O Fórum Social Mundial, como um dos pilares na construção de uma nova
agenda global, está começando a dar a sua contribuição. A ampla adesão
obtida - mais de 15 mil delegados de mais de 5 mil organizações da
sociedade civil, de mais de 130 países, além dos mais de 35 mil
participantes ouvintes - é reveladora da sua potencialidade. Iniciamos um
amplo mapeamento de questões, análises, propostas e dos sujeitos
coletivos, seus portadores, nos mais diversos domínios da atividade
humana. Estamos reconhecendo quem somos, o que fazemos e como agimos.

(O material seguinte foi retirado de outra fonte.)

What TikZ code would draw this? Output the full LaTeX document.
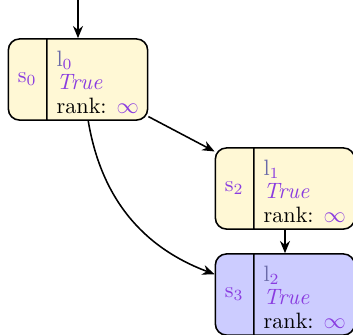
\documentclass[tikz,border=0pt]{standalone}
\usepackage{xcolor}
\usepackage{tikz}
\usetikzlibrary{shapes.multipart,arrows.meta}

\definecolor{stateviolet}{HTML}{8A3CE0}
\definecolor{locgray}{HTML}{6A6AA8}
\definecolor{pendfill}{HTML}{FFF8D5}
\definecolor{donefill}{HTML}{CCCCFF}

\newcommand{\stinfo}[1]{\raisebox{-2.5pt}[\height][\depth]{\begin{tabular}{@{}l@{}}{\color{locgray}$\mathrm{l}$}{\color{stateviolet}$_{#1}$}\\{\color{stateviolet}\textit{True}}\\rank: {\color{stateviolet}$\infty$}\end{tabular}}}

\begin{document}
\begin{tikzpicture}[
  x=0.45pt, y=-0.45pt,
  stbox/.style={draw, rectangle split, rectangle split horizontal, rectangle split parts=2,
    rounded corners=5pt, line width=0.7pt, minimum height=36.5pt, inner xsep=4pt, inner ysep=1pt},
  pending/.style={stbox, fill=pendfill},
  done/.style={stbox, fill=donefill},
  edge/.style={-{Stealth[length=5.5pt,width=4.5pt]}, line width=0.7pt},
]
  \useasboundingbox (0,0) rectangle (353,335);
  \renewcommand{\arraystretch}{0.88}

  % States
  \node[pending] (s0) at (78,79.5) {\makebox[9pt]{\color{stateviolet}$\mathrm{s}_0$}\nodepart{two}\stinfo{0}};
  \node[pending] (s2) at (285,188.5) {\makebox[9pt]{\color{stateviolet}$\mathrm{s}_2$}\nodepart{two}\stinfo{1}};
  \node[done] (s3) at (285,294.5) {\makebox[9pt]{\color{stateviolet}$\mathrm{s}_3$}\nodepart{two}\stinfo{2}};

  % Initial arrow
  \coordinate (init) at (78,0);
  \draw[edge] (init) -- (init |- s0.north);

  % Transitions
  \draw[edge] (s0) -- (s2);
  \draw[edge] (s0) to[bend right=30] (s3);
  \draw[edge] (s2) -- (s3);
\end{tikzpicture}
\end{document}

Os desafios estratégicos que temos pela frente são de monta. A agenda
global e cidadã que queremos depende da força da diversidade social e
cultural e das múltiplas respostas que dela emanam como contrapropostas
ao pensamento único da globalização dominante. A especificidade do Fórum
Social Mundial reside na capacidade de constituir o espaço necessário de
encontro, diálogo e troca entre redes e movimentos globais, fundado no
respeito e fortalecimento da sua própria diversidade e autonomia. O maior
desafio é a construção das pontes de convergência na diferença. Isso
estamos apenas começando a inventar. Mas só não vê os resultados e
impactos quem decididamente está do outro lado da trincheira ou, pior, é
dos que não crêem na diferença que faz a sua participação cidadã na
definição do rumo que o mundo toma. Estar entre os que acreditam que
outro mundo é possível já é muito gratificante e nos estimula a dar o
melhor para ver a onda crescer.
* Cândido Grzybowski. Sociólogo, diretor do Ibase.